どうやって、「事実」の証明をするのか??
やはり、当然、取り調べ段階の「自白」や「調書」を主体とした「立件・立証」となるだろう。
金子氏は、研究者や開発者としては優秀だが、恐らく「世間」には疎かったのでは無いかと推測する。法的な知識も恐らく我々同様に乏しかったと思う。
当然、警察・検察から見れば「ネギ鴨」状態だ。「作文したもの」に、「サインしてしまった」
としても不思議は無い様な気がする。
もしも、今回幇助が成立すればとんでもない判例・前例を残す事になるだろう。
事はWinnyに限らず、ファイル交換ソフトCD-ROMを持っているだけ、ファイル交換ソフトをPCに入れているだけ。ファイル交換ソフトの解説書をもっているだけでも逮捕されるかも知れない。
ファイル交換ソフトもその利用も著作権侵害の事柄があるから、違法性云々が発生する、が、ファイルは違法ファイルだけでは無い。著作権フリーの音楽・映像も有る。フリーソフトも有る。個人の公開研究データも有る。

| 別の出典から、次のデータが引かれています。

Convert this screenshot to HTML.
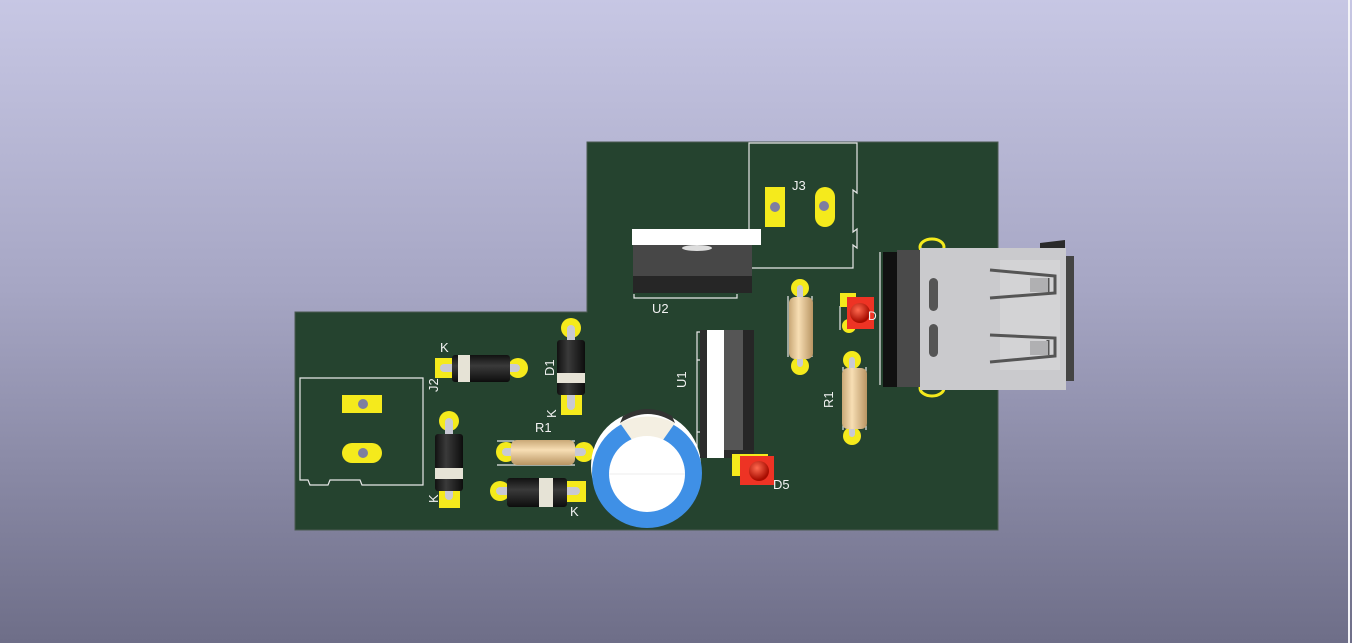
<!DOCTYPE html>
<html><head><meta charset="utf-8"><style>
html,body{margin:0;padding:0;width:1352px;height:643px;overflow:hidden}
body{background:linear-gradient(#c7c7e4 0%,#a6a6c4 45%,#6e6e88 100%)}
svg{position:absolute;left:0;top:0}
text{font-family:"Liberation Sans",sans-serif;font-size:13px;fill:#f2f2f2}
</style></head><body>
<svg width="1352" height="643" viewBox="0 0 1352 643">
<defs>
<linearGradient id="res" x1="0" y1="0" x2="0" y2="1"><stop offset="0" stop-color="#c9a877"/><stop offset=".4" stop-color="#f7deb4"/><stop offset="1" stop-color="#b99563"/></linearGradient>
<linearGradient id="resv" x1="0" y1="0" x2="1" y2="0"><stop offset="0" stop-color="#c9a877"/><stop offset=".4" stop-color="#f7deb4"/><stop offset="1" stop-color="#b99563"/></linearGradient>
<linearGradient id="dh" x1="0" y1="0" x2="0" y2="1"><stop offset="0" stop-color="#111"/><stop offset=".4" stop-color="#3a3a3a"/><stop offset="1" stop-color="#0d0d0d"/></linearGradient>
<linearGradient id="dv" x1="0" y1="0" x2="1" y2="0"><stop offset="0" stop-color="#111"/><stop offset=".4" stop-color="#3a3a3a"/><stop offset="1" stop-color="#0d0d0d"/></linearGradient>
<radialGradient id="led" cx=".4" cy=".35" r=".6"><stop offset="0" stop-color="#ff6a50"/><stop offset="1" stop-color="#a80c00"/></radialGradient>
</defs>
<rect x="1348" y="0" width="2" height="643" fill="#f4f4f8"/>
<path d="M587 142H998V530H295V312H587Z" fill="#25432f" stroke="#4a5a50" stroke-width="1"/>
<g fill="none" stroke="#e8e8e8" stroke-width="1.2">
<path d="M300 378H423V485H362L360 480H330L328 485H310L308 480H300Z"/>
<path d="M749 143H857V193L853 190V232L857 229V248L853 245V268H749Z"/>
<path d="M700 332H697V458H700M697 360H700M697 432H700"/>
<path d="M634 294V298H737V294"/>
<path d="M788 296V357M812 296V357M840 306V330M843 367V430M866 367V430M880 252V385"/>
<path d="M497 441H575M497 465H575M508 484H568"/>
</g>
<rect x="342" y="395" width="40" height="18" fill="#f5ea1c"/><circle cx="363" cy="404" r="5" fill="#7e7ea0"/>
<rect x="342" y="443" width="40" height="20" rx="10" fill="#f5ea1c"/><circle cx="363" cy="453" r="5" fill="#7e7ea0"/>
<rect x="765" y="187" width="20" height="40" fill="#f5ea1c"/><circle cx="775" cy="207" r="5" fill="#7e7ea0"/>
<rect x="815" y="187" width="20" height="40" rx="10" fill="#f5ea1c"/><circle cx="824" cy="206" r="5" fill="#7e7ea0"/>
<text x="792" y="190">J3</text>
<rect x="435" y="358" width="20" height="20" fill="#f5ea1c"/><circle cx="518" cy="368" r="10" fill="#f5ea1c"/>
<rect x="440" y="364" width="80" height="8" rx="4" fill="#c9c9d4"/>
<rect x="452" y="355" width="58" height="27" rx="3" fill="url(#dh)"/><rect x="458" y="355" width="12" height="27" fill="#e6e3d6"/>
<text x="440" y="352">K</text>
<circle cx="571" cy="328" r="10" fill="#f5ea1c"/><rect x="561" y="395" width="21" height="20" fill="#f5ea1c"/>
<rect x="567" y="325" width="8" height="85" rx="4" fill="#c9c9d4"/>
<rect x="557" y="340" width="28" height="55" rx="3" fill="url(#dv)"/><rect x="557" y="373" width="28" height="10" fill="#e6e3d6"/>
<text transform="translate(554,376) rotate(-90)">D1</text>
<text transform="translate(556,418) rotate(-90)">K</text>
<text transform="translate(438,392) rotate(-90)">J2</text>
<circle cx="449" cy="421" r="10" fill="#f5ea1c"/><rect x="439" y="488" width="21" height="20" fill="#f5ea1c"/>
<rect x="445" y="418" width="8" height="82" rx="4" fill="#c9c9d4"/>
<rect x="435" y="434" width="28" height="57" rx="3" fill="url(#dv)"/><rect x="435" y="468" width="28" height="11" fill="#e6e3d6"/>
<text transform="translate(438,503) rotate(-90)">K</text>
<circle cx="506" cy="452" r="10" fill="#f5ea1c"/><circle cx="584" cy="452" r="10" fill="#f5ea1c"/>
<rect x="502" y="448" width="84" height="8" rx="4" fill="#c9c9d4"/>
<rect x="511" y="440" width="64" height="25" rx="6" fill="url(#res)"/>
<text x="535" y="432">R1</text>
<circle cx="500" cy="491" r="10" fill="#f5ea1c"/><rect x="565" y="481" width="21" height="21" fill="#f5ea1c"/>
<rect x="496" y="487" width="84" height="8" rx="4" fill="#c9c9d4"/>
<rect x="507" y="478" width="60" height="29" rx="3" fill="url(#dh)"/><rect x="539" y="478" width="14" height="29" fill="#e6e3d6"/>
<text x="570" y="516">K</text>
<circle cx="646" cy="466" r="55" fill="#fff"/>
<circle cx="647" cy="473" r="55" fill="#3f90e6"/>
<path d="M620 423Q648 410 675 423L663 440H632Z" fill="#f4efe2"/>
<path d="M620 423Q648 405 675 423L672 416Q648 402 623 416Z" fill="#333"/>
<circle cx="647" cy="474" r="38" fill="#fff"/>
<line x1="609" y1="474" x2="685" y2="474" stroke="#ddd" stroke-width="0.6"/>
<rect x="700" y="330" width="54" height="128" fill="#2c2c2c"/>
<rect x="707" y="330" width="17" height="128" fill="#fff"/>
<rect x="724" y="330" width="19" height="120" fill="#555"/>
<rect x="743" y="330" width="11" height="120" fill="#262626"/>
<text transform="translate(686,388) rotate(-90)">U1</text>
<rect x="632" y="229" width="129" height="16" fill="#fff"/>
<rect x="633" y="245" width="119" height="48" fill="#474747"/>
<rect x="633" y="276" width="119" height="17" fill="#262626"/>
<ellipse cx="697" cy="248" rx="15" ry="3" fill="#ddd"/>
<text x="652" y="313">U2</text>
<circle cx="800" cy="288" r="9" fill="#f5ea1c"/><circle cx="800" cy="366" r="9" fill="#f5ea1c"/>
<rect x="797" y="285" width="6" height="82" rx="3" fill="#c9c9d4"/>
<rect x="789" y="297" width="24" height="62" rx="6" fill="url(#resv)"/>
<rect x="840" y="293" width="16" height="14" fill="#f5ea1c"/><circle cx="849" cy="326" r="7" fill="#f5ea1c"/>
<rect x="847" y="297" width="27" height="32" fill="#ee3324"/><circle cx="860" cy="313" r="10" fill="url(#led)"/>
<text x="868" y="320" style="font-size:12px">D</text>
<circle cx="852" cy="360" r="9" fill="#f5ea1c"/><circle cx="852" cy="436" r="9" fill="#f5ea1c"/>
<rect x="849" y="357" width="6" height="80" rx="3" fill="#c9c9d4"/>
<rect x="842" y="368" width="25" height="61" rx="6" fill="url(#resv)"/>
<text transform="translate(833,408) rotate(-90)">R1</text>
<rect x="732" y="454" width="36" height="22" fill="#f5ea1c"/>
<rect x="740" y="456" width="34" height="29" fill="#ee3324"/><circle cx="759" cy="471" r="10" fill="url(#led)"/>
<text x="773" y="489">D5</text>
<ellipse cx="932" cy="247" rx="12" ry="8" fill="none" stroke="#f5ea1c" stroke-width="3"/>
<ellipse cx="932" cy="388" rx="12" ry="8" fill="none" stroke="#f5ea1c" stroke-width="3"/>
<path d="M1040 243L1065 240V390L1040 387Z" fill="#2a2a2a"/>
<rect x="883" y="252" width="40" height="135" fill="#111"/>
<rect x="897" y="250" width="25" height="137" fill="#4a4a4a"/>
<rect x="920" y="248" width="146" height="142" fill="#cacacd"/>
<rect x="1000" y="260" width="60" height="110" fill="#d3d3d5"/>
<rect x="1066" y="256" width="8" height="125" fill="#444"/>
<rect x="929" y="278" width="9" height="33" rx="4.5" fill="#555"/>
<rect x="929" y="324" width="9" height="33" rx="4.5" fill="#555"/>
<g fill="none" stroke="#555" stroke-width="3">
<path d="M990 270L1055 276V293L990 298M1048 278V292"/>
<path d="M990 335L1055 338V356L990 362M1048 340V355"/>
</g>
<rect x="1030" y="278" width="18" height="14" fill="#b0b0b2"/>
<rect x="1030" y="341" width="18" height="14" fill="#b0b0b2"/>
</svg>
</body></html>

Linuxも有る。
今後もどの様に(著作権侵害では無く)発展・利用拡大が進むかも分からないし、良い磨き方をすれば、光り輝く玉に成る様に思う。
警察にはサイバーテロやNET著作権侵害などの専任チームやそれを技術サポートする専任チームなどが存在する様だ。一般的には、現場の刑事連中にはPCのPの字も分からない様なのも多い。取り調べも技術的な仕組みの理解の薄いまま、法的なはめ込み作業が行われてる可能性も高い。
しばらくは、過渡期にありがちな色々な歪みが生じて行くと思うが、過剰な取り締まりの網が張られる事だけは避けて欲しい。